Why is the book of Romans known as a Pauline epistle, rather than a Tertian epistle?

In both cases the answer is obvious. Baruch and Tertius were scribes – secretaries. They did not originate the words they wrote but merely took dictation. Jeremiah and Paul are listed as the “authors” of their respective books. But were Jeremiah and Paul really the authors? The Bible records the testimony of each of these men. First, Jeremiah:

Jeremiah 36:1, 2
And it came to pass in the fourth year of Jehoiakim the son of Josiah king of Judah, that this word came unto Jeremiah from the LORD, saying,
Take thee a roll of a book, and write therein all the words that I have spoken unto thee against Israel, and against Judah, and against all the nations, from the day I spake unto thee, from the days of Josiah, even unto this day.

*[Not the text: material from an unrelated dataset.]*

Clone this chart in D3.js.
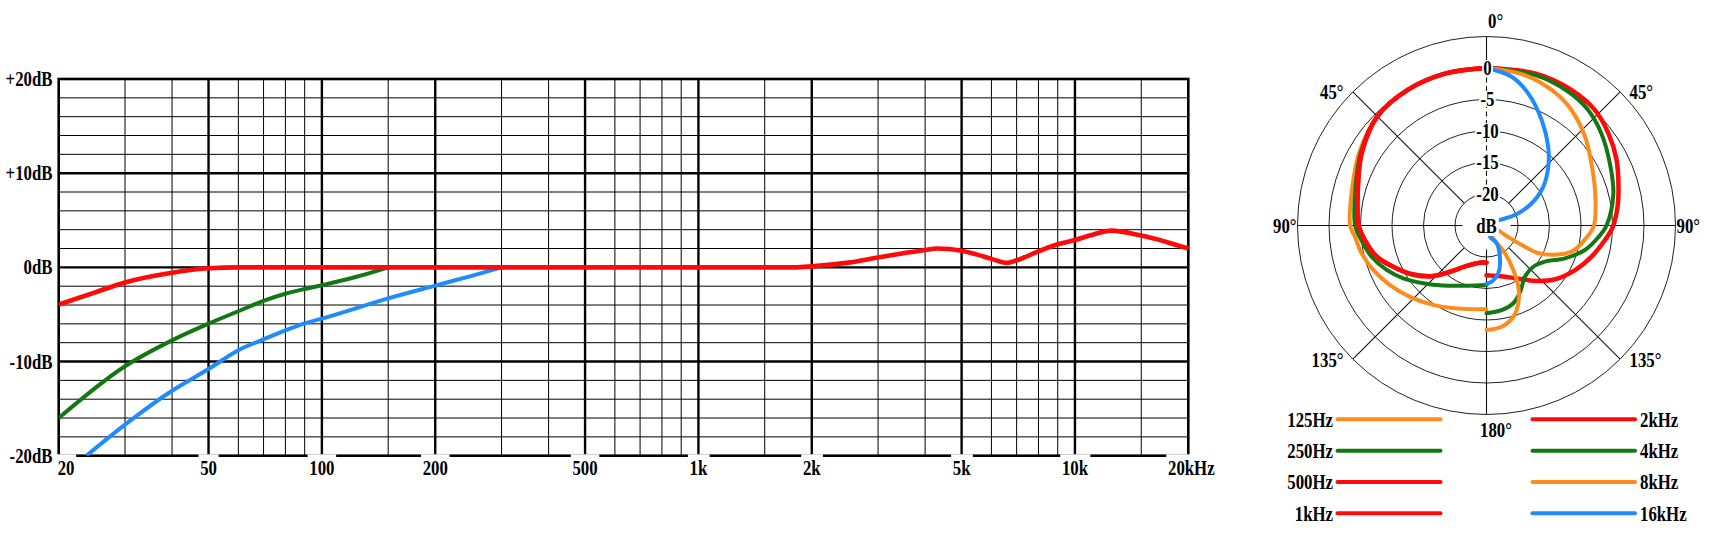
<!DOCTYPE html>
<html><head><meta charset="utf-8">
<script src="https://cdn.jsdelivr.net/npm/d3@7"></script>
<style>
html,body{margin:0;padding:0;background:#fff;}
svg{display:block;}
text{font-family:"Liberation Serif","Times New Roman",serif;font-weight:bold;font-size:20px;fill:#000;}
</style></head><body>
<svg id="c" width="1719" height="535"></svg>
<script>
// ---------- frequency response data ----------
const freqTickValues = [20, 50, 100, 200, 500, 1000, 2000, 5000, 10000, 20000];
const freqTickLabels = ["20", "50", "100", "200", "500", "1k", "2k", "5k", "10k", "20kHz"];
const freqMinorValues = [30, 40, 60, 70, 80, 90, 150, 300, 400, 600, 700, 800, 900, 1500, 3000, 4000, 6000, 7000, 8000, 9000, 15000];
const dbTickValues = [20, 10, 0, -10, -20];
const dbTickLabels = ["+20dB", "+10dB", "0dB", "-10dB", "-20dB"];

const mainFreq = [20, 25, 30, 40, 50, 60, 100, 1000, 1800, 2000, 2500, 3000, 3500, 4000, 4300, 5000, 5500, 6000, 6600, 7000, 8000, 9000, 10000, 11000, 12500, 15000, 17500, 20000];
const mainDb   = [-3.95, -2.65, -1.6, -0.57, -0.1, 0, 0, 0, 0, 0.1, 0.5, 1.05, 1.5, 1.85, 2.0, 1.77, 1.35, 0.9, 0.47, 0.75, 1.7, 2.45, 2.9, 3.4, 3.9, 3.37, 2.7, 2.0];
const cut150Freq = [20, 30, 40, 50, 60, 70, 80, 90, 100, 125, 150];
const cut150Db   = [-16, -10.5, -7.75, -5.98, -4.66, -3.55, -2.8, -2.3, -1.9, -0.95, 0];
const cut300Freq = [23.7, 30, 40, 50, 60, 70, 80, 90, 100, 150, 200, 250, 300];
const cut300Db   = [-20, -16.7, -13.1, -10.8, -8.8, -7.65, -6.7, -5.95, -5.45, -3.3, -1.94, -0.9, 0];

// ---------- polar data: [angle deg, dB] ----------
const polarRingValues = [-20, -15, -10, -5, 0, 5];
const polarRingLabels = ["-20", "-15", "-10", "-5", "0"];
const p125Hz = [[0,0],[15,0],[30,-0.1],[45,-0.5],[60,-1.7],[75,-2.9],[90,-3.35],[95,-4.05],[102.6,-4.7],[111.5,-5.7],[121.7,-7.0],[133,-8.4],[146,-9.8],[160,-11.0],[180,-11.7]];
const p250Hz = [[0,0],[15,0],[30,-0.1],[45,-0.5],[60,-1.95],[75,-3.45],[90,-4.15],[96.6,-5.0],[105.2,-6.1],[114,-7.65],[122.4,-9.35],[132.4,-11.4],[144.3,-13.25],[161.8,-14.95],[180,-15.56]];
const p500Hz = [[0,0],[15,0],[30,-0.1],[45,-0.5],[60,-2.1],[75,-3.85],[90,-4.7],[96.8,-5.55],[105.9,-6.9],[113.8,-8.8],[123.7,-11.0],[133.5,-13.35],[141.7,-15.65],[153.9,-17.85],[170,-19.0],[180,-19.1]];
const p1kHz  = [[0,0],[15,0],[30,-0.1],[45,-0.5],[60,-2.1],[75,-3.85],[90,-4.7],[96.8,-5.55],[105.9,-6.9],[113.8,-8.8],[123.7,-11.0],[133.5,-13.35],[141.7,-15.65],[153.9,-17.85],[170,-19.0],[180,-19.1]];
const p2kHz  = [[0,0],[18,0.35],[32,0.4],[43,0.15],[53,-0.75],[63,-1.85],[74,-3.2],[82,-4.0],[91,-5.0],[97,-6.05],[106.5,-7.6],[116.7,-9.25],[128,-11.15],[138.7,-13.3],[151.6,-15.5],[166.8,-16.75],[180,-17.1]];
const p4kHz  = [[0,0],[18,0.1],[31,-0.1],[41,-0.55],[51,-1.6],[63,-3.05],[76,-4.25],[90,-5.95],[96,-7.15],[104,-8.9],[112.7,-11.5],[121.7,-14.1],[131.4,-15.1],[143,-14.85],[153,-13.2],[161,-11.95],[170,-11.35],[180,-11.06]];
const p8kHz  = [[0,0],[14,-0.35],[26,-1.15],[36,-2.2],[48,-3.95],[59,-5.6],[73.5,-7.0],[90,-7.95],[98,-9.2],[107,-10.85],[113,-13.15],[118,-15.65],[119,-18.6],[117,-21.7],[108,-23.6],[130,-24.6],[152,-22.7],[146.4,-19.7],[149,-16.75],[152.5,-14.05],[157.8,-11.65],[163.6,-9.9],[171.5,-8.75],[180,-8.4]];
const p16kHz = [[0,0],[9.6,-1.05],[17.5,-3.0],[27.6,-6.1],[38,-9.1],[46.4,-11.45],[55.7,-14.1],[63.8,-17.0],[69.8,-20.2],[66,-23.5],[115,-24.6],[162.6,-23.1],[150.2,-21.75],[158.6,-19.1],[166.1,-17.2],[174.7,-16.05],[180,-15.76]];

const legendLeftLabels = ["125Hz", "250Hz", "500Hz", "1kHz"];
const legendRightLabels = ["2kHz", "4kHz", "8kHz", "16kHz"];

const ORANGE = "#ff8c1a", GREEN = "#137813", RED = "#ff0a0a", BLUE = "#1e8cff";

const polarSeries = [
  {data: p125Hz, side: -1, color: ORANGE},
  {data: p250Hz, side: -1, color: GREEN},
  {data: p500Hz, side: -1, color: RED},
  {data: p1kHz,  side: -1, color: RED},
  {data: p2kHz,  side: 1, color: RED},
  {data: p4kHz,  side: 1, color: GREEN},
  {data: p8kHz,  side: 1, color: ORANGE},
  {data: p16kHz, side: 1, color: BLUE}
];
const legendLeftColors = [ORANGE, GREEN, RED, RED];
const legendRightColors = [RED, GREEN, ORANGE, BLUE];

// ---------- helpers ----------
const svg = d3.select("#c");
const SX = 0.84;
function label(parent, x, y, s, anchor, bg) {
  const g = parent.append("g").attr("transform", `translate(${x},${y}) scale(${SX},1)`);
  const t = g.append("text").attr("text-anchor", anchor).text(s);
  if (bg) {
    const b = t.node().getBBox();
    g.insert("rect", "text")
      .attr("x", b.x - bg.px).attr("y", bg.top)
      .attr("width", b.width + 2 * bg.px).attr("height", bg.bottom - bg.top)
      .attr("fill", "#fff");
  }
  return g;
}

// ---------- frequency response chart ----------
const x = d3.scaleLog().domain([20, 20000]).range([58.7, 1188.3]);
const y = d3.scaleLinear().domain([-20, 20]).range([455.7, 79]);
const fr = svg.append("g");

const minorDb = d3.range(-18, 20, 2).filter(v => v % 10 !== 0);
fr.selectAll("line.hmin").data(minorDb).join("line")
  .attr("x1", x(20)).attr("x2", x(20000)).attr("y1", d => y(d)).attr("y2", d => y(d))
  .attr("stroke", "#000").attr("stroke-width", 1);
fr.selectAll("line.vmin").data(freqMinorValues).join("line")
  .attr("x1", d => x(d)).attr("x2", d => x(d)).attr("y1", y(-20)).attr("y2", y(20))
  .attr("stroke", "#000").attr("stroke-width", 1);
fr.selectAll("line.hmaj").data([10, 0, -10]).join("line")
  .attr("x1", x(20)).attr("x2", x(20000)).attr("y1", d => y(d)).attr("y2", d => y(d))
  .attr("stroke", "#000").attr("stroke-width", 2.4);
fr.selectAll("line.vmaj").data(freqTickValues.slice(1, -1)).join("line")
  .attr("x1", d => x(d)).attr("x2", d => x(d)).attr("y1", y(-20)).attr("y2", y(20))
  .attr("stroke", "#000").attr("stroke-width", 2.4);
fr.append("rect").attr("x", x(20)).attr("y", y(20))
  .attr("width", x(20000) - x(20)).attr("height", y(-20) - y(20))
  .attr("fill", "none").attr("stroke", "#000").attr("stroke-width", 2.6);

fr.append("clipPath").attr("id", "plotclip").append("rect")
  .attr("x", x(20)).attr("y", y(20) - 3).attr("width", x(20000) - x(20) + 3).attr("height", y(-20) - y(20) + 3);
const fline = d3.line().x(d => x(d[0])).y(d => y(d[1])).curve(d3.curveMonotoneX);
const curves = fr.append("g").attr("clip-path", "url(#plotclip)");
curves.append("path").datum(d3.zip(cut300Freq, cut300Db)).attr("d", fline)
  .attr("fill", "none").attr("stroke", BLUE).attr("stroke-width", 4);
curves.append("path").datum(d3.zip(cut150Freq, cut150Db)).attr("d", fline)
  .attr("fill", "none").attr("stroke", GREEN).attr("stroke-width", 4);
curves.append("path").datum(d3.zip(mainFreq, mainDb)).attr("d", fline)
  .attr("fill", "none").attr("stroke", RED).attr("stroke-width", 4.6);

// y labels
dbTickValues.forEach((v, i) => label(fr, 52.5, y(v) + 7, dbTickLabels[i], "end"));
// x labels
freqTickValues.forEach((v, i) => {
  let xx = x(v), anchor = "middle";
  if (i === 0) { xx = x(v) - 1; anchor = "start"; }
  if (i === freqTickValues.length - 1) { xx = x(v) + 3; }
  label(fr, xx, 475, freqTickLabels[i], anchor, {px: 2, top: 454.3 - 475, bottom: 4});
});

// ---------- polar chart ----------
const cx = 1486.5, cy = 225.5;
const r = d3.scaleLinear().domain([-25, 5]).range([0, 189]);
const R = r(5);
const pg = svg.append("g").attr("transform", `translate(${cx},${cy})`);

pg.selectAll("circle").data(polarRingValues).join("circle")
  .attr("r", d => r(d)).attr("fill", "none").attr("stroke", "#222").attr("stroke-width", 1);

const axisLine = (a, r0, r1) => {
  const t = a * Math.PI / 180;
  return pg.append("line")
    .attr("x1", r0 * Math.sin(t)).attr("y1", -r0 * Math.cos(t))
    .attr("x2", r1 * Math.sin(t)).attr("y2", -r1 * Math.cos(t))
    .attr("stroke", "#111").attr("stroke-width", 1.1);
};
axisLine(0, r(0), R);
axisLine(0, 24, r(0)).attr("stroke-dasharray", "5,3.5");
axisLine(180, 24, R);
axisLine(90, 24, R);
axisLine(-90, 24, R);
[45, 135, -45, -135].forEach(a => axisLine(a, r(-20), R));

const radial = d3.lineRadial().curve(d3.curveCatmullRom.alpha(0.5));
polarSeries.forEach(s => {
  radial.angle(d => s.side * d[0] * Math.PI / 180).radius(d => r(d[1]));
  pg.append("path").datum(s.data).attr("d", radial)
    .attr("fill", "none").attr("stroke", s.color)
    .attr("stroke-width", s.color === RED ? 4.5 : 4)
    .attr("stroke-linecap", "round").attr("stroke-linejoin", "round");
});

// ring labels
polarRingLabels.forEach((s, i) => {
  const yy = -r(polarRingValues[i]);
  label(pg, 1, yy + 6.5, s, "middle", {px: 1.5, top: -14.5, bottom: 1});
});
label(pg, 0, 7.5, "dB", "middle", {px: 2.5, top: -17.5, bottom: 3});

// angle labels
label(pg, 1.5, -R - 8.5, "0°", "start");
label(pg, -143, -126.5, "45°", "end");
label(pg, 143, -126.5, "45°", "start");
label(pg, -R - 1, 7.5, "90°", "end");
label(pg, R + 1, 7.5, "90°", "start");
label(pg, -143, 141.5, "135°", "end");
label(pg, 143, 141.5, "135°", "start");
label(pg, -6.5, R + 22.5, "180°", "start");

// ---------- legend ----------
const rowY = [419.3, 450.7, 482, 513.3];
const lg = svg.append("g");
legendLeftLabels.forEach((s, i) => {
  lg.append("line").attr("x1", 1337.5).attr("x2", 1440.5).attr("y1", rowY[i]).attr("y2", rowY[i])
    .attr("stroke", legendLeftColors[i]).attr("stroke-width", 4).attr("stroke-linecap", "round");
  label(lg, 1333, rowY[i] + 7.3, s, "end");
});
legendRightLabels.forEach((s, i) => {
  lg.append("line").attr("x1", 1532.5).attr("x2", 1635).attr("y1", rowY[i]).attr("y2", rowY[i])
    .attr("stroke", legendRightColors[i]).attr("stroke-width", 4).attr("stroke-linecap", "round");
  label(lg, 1640, rowY[i] + 7.3, s, "start");
});
</script>
</body></html>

Aha! Jeremiah was not the author of these words. He merely spoke to Baruch the words that he had heard from the Lord. God (Jehovah, Yahweh) was the actual author of the book of Jeremiah. Of course, this information was already given at the beginning of the book.

Jeremiah 1:1-4
The words of Jeremiah the son of Hilkiah, of the priests that were in Anathoth in the land of Benjamin:
To whom the word of the LORD came in the days of Josiah the son of Amon king of Judah, in the thirteenth year of his reign.
It came also in the days of Jehoiakim the son of Josiah king of Judah, unto the end of the eleventh year of Zedekiah the son of Josiah king of Judah, unto the carrying away of Jerusalem captive in the fifth month.
Then the word of the LORD came unto me, saying,

How about Paul? Many men have accused him of being a theologian who, basically, invented Christianity. Many unbelievers claim that Paul destroyed or obscured the teachings of Jesus. What did God tell him to testify of himself?

Galatians 1:11, 12
But I certify you, brethren, that the gospel which was preached of me is not after man.
For I neither received it of man, neither was I taught it, but by the revelation of Jesus Christ.

So, we see here that the Bible came to Jeremiah when the Lord spoke to him. Paul received his portion by revelation. Are there other verses that corroborate this?

2Peter 1:21
For the prophecy came not in old time by the will of man: but holy men of God spake as they were moved by the Holy Ghost.

So the prophecy – the Bible – did not come by the will of man. Moses didn’t write down his own words – and neither did Isaiah, the psalmists, or any of the other “authors” of the Bible. They were moved by the Holy Ghost – God.

2Timothy 3:16
All scripture is given by inspiration of God, and is profitable for doctrine, for reproof, for correction, for instruction in righteousness:

In this verse we are informed that the Scripture was given by inspiration of God. It’s interesting to note that the phrase, “given by inspiration of God,” is one word in the Greek. That word is theopneustos, god-breathed. “All Scripture is God-breathed…”

So the Bible testifies that God himself is its one true author.

We’ve read the Bible’s description of how it came to be. The Lord “spoke words” to the prophet. It was “received by revelation.” Men of God were “moved by the Holy Ghost.” And the Scripture came by “God breathing.”  Question to ponder: Are all of these simply different descriptions of the same process?

For me the Bible is God’s word and his will for my life. God said it, that settles it.

2 thoughts on “Who Wrote The Bible?

  1. mdavid444444

    Who wrote the Bible? It’s apparent from the evidence we have that men wrote down the words. There’s only one record in the Bible (that I know of) where God wrote down a portion of his word personally. Exodus 31:18: And he gave unto Moses, when he had made an end of communing with him upon mount Sinai, two tables of testimony, tables of stone, written with the finger of God.

    How can you know who wrote the bible when you haven’t even defined what this “bible” is?

    This is why few agree on a) what books are in the “bible”, b) what manuscripts to use (of whatever books one wants to use), and c) what part tradition plays.